§ Goal
Exclude the pictures and reproduce the remaining data exactly as written.

────

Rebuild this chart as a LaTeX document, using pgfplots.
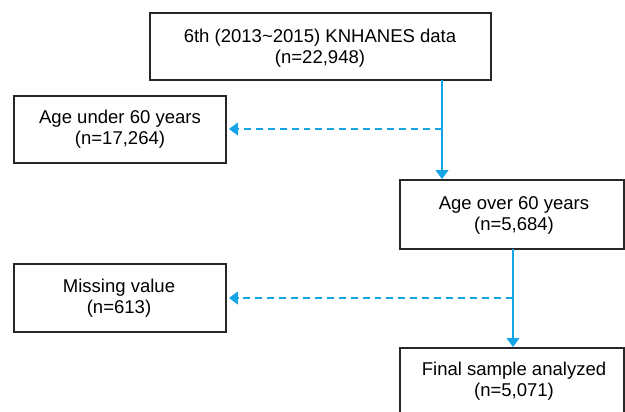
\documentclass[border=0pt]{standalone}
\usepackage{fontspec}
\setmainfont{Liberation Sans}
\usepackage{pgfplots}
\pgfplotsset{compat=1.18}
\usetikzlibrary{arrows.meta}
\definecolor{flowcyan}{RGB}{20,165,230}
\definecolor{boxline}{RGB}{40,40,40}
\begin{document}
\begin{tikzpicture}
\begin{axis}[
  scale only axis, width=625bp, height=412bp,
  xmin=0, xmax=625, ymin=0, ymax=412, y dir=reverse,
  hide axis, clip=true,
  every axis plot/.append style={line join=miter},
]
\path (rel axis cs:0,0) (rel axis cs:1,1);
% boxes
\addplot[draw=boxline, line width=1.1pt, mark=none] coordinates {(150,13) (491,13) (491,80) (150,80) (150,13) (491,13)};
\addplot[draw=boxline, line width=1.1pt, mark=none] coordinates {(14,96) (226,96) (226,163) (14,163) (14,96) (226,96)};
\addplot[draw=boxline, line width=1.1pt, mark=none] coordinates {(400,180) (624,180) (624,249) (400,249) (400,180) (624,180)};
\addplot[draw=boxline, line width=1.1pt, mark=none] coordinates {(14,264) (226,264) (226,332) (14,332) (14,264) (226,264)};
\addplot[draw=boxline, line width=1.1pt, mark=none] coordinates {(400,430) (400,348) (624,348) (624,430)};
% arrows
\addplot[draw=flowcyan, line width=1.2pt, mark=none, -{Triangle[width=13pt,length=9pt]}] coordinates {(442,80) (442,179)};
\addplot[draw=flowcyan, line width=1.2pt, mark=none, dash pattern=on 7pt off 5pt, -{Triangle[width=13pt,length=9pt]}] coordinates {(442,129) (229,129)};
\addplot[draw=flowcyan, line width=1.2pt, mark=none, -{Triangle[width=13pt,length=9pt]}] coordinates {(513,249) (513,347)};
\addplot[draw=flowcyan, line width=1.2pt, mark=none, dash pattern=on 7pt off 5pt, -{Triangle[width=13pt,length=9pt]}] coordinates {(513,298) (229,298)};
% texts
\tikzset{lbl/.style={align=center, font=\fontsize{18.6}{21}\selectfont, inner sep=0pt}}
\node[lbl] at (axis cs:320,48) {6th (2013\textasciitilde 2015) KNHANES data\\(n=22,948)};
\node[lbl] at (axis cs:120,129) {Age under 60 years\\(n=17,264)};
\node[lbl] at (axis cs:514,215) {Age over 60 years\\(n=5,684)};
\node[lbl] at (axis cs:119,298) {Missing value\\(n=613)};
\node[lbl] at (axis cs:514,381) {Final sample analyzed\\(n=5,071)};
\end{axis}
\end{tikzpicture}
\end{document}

────

§ Solved exercise
Rebuild this chart as a LaTeX document, using pgfplots.
\documentclass[border=0pt]{standalone}
\usepackage{fontspec}
\setmainfont{Liberation Sans}
\usepackage{pgfplots}
\pgfplotsset{compat=1.18}
\usetikzlibrary{arrows.meta}
\definecolor{flowcyan}{RGB}{20,165,230}
\definecolor{boxline}{RGB}{40,40,40}
\begin{document}
\begin{tikzpicture}
\begin{axis}[
  scale only axis, width=625bp, height=412bp,
  xmin=0, xmax=625, ymin=0, ymax=412, y dir=reverse,
  hide axis, clip=true,
  every axis plot/.append style={line join=miter},
]
\path (rel axis cs:0,0) (rel axis cs:1,1);
% boxes
\addplot[draw=boxline, line width=1.1pt, mark=none] coordinates {(150,13) (491,13) (491,80) (150,80) (150,13) (491,13)};
\addplot[draw=boxline, line width=1.1pt, mark=none] coordinates {(14,96) (226,96) (226,163) (14,163) (14,96) (226,96)};
\addplot[draw=boxline, line width=1.1pt, mark=none] coordinates {(400,180) (624,180) (624,249) (400,249) (400,180) (624,180)};
\addplot[draw=boxline, line width=1.1pt, mark=none] coordinates {(14,264) (226,264) (226,332) (14,332) (14,264) (226,264)};
\addplot[draw=boxline, line width=1.1pt, mark=none] coordinates {(400,430) (400,348) (624,348) (624,430)};
% arrows
\addplot[draw=flowcyan, line width=1.2pt, mark=none, -{Triangle[width=13pt,length=9pt]}] coordinates {(442,80) (442,179)};
\addplot[draw=flowcyan, line width=1.2pt, mark=none, dash pattern=on 7pt off 5pt, -{Triangle[width=13pt,length=9pt]}] coordinates {(442,129) (229,129)};
\addplot[draw=flowcyan, line width=1.2pt, mark=none, -{Triangle[width=13pt,length=9pt]}] coordinates {(513,249) (513,347)};
\addplot[draw=flowcyan, line width=1.2pt, mark=none, dash pattern=on 7pt off 5pt, -{Triangle[width=13pt,length=9pt]}] coordinates {(513,298) (229,298)};
% texts
\tikzset{lbl/.style={align=center, font=\fontsize{18.6}{21}\selectfont, inner sep=0pt}}
\node[lbl] at (axis cs:320,48) {6th (2013\textasciitilde 2015) KNHANES data\\(n=22,948)};
\node[lbl] at (axis cs:120,129) {Age under 60 years\\(n=17,264)};
\node[lbl] at (axis cs:514,215) {Age over 60 years\\(n=5,684)};
\node[lbl] at (axis cs:119,298) {Missing value\\(n=613)};
\node[lbl] at (axis cs:514,381) {Final sample analyzed\\(n=5,071)};
\end{axis}
\end{tikzpicture}
\end{document}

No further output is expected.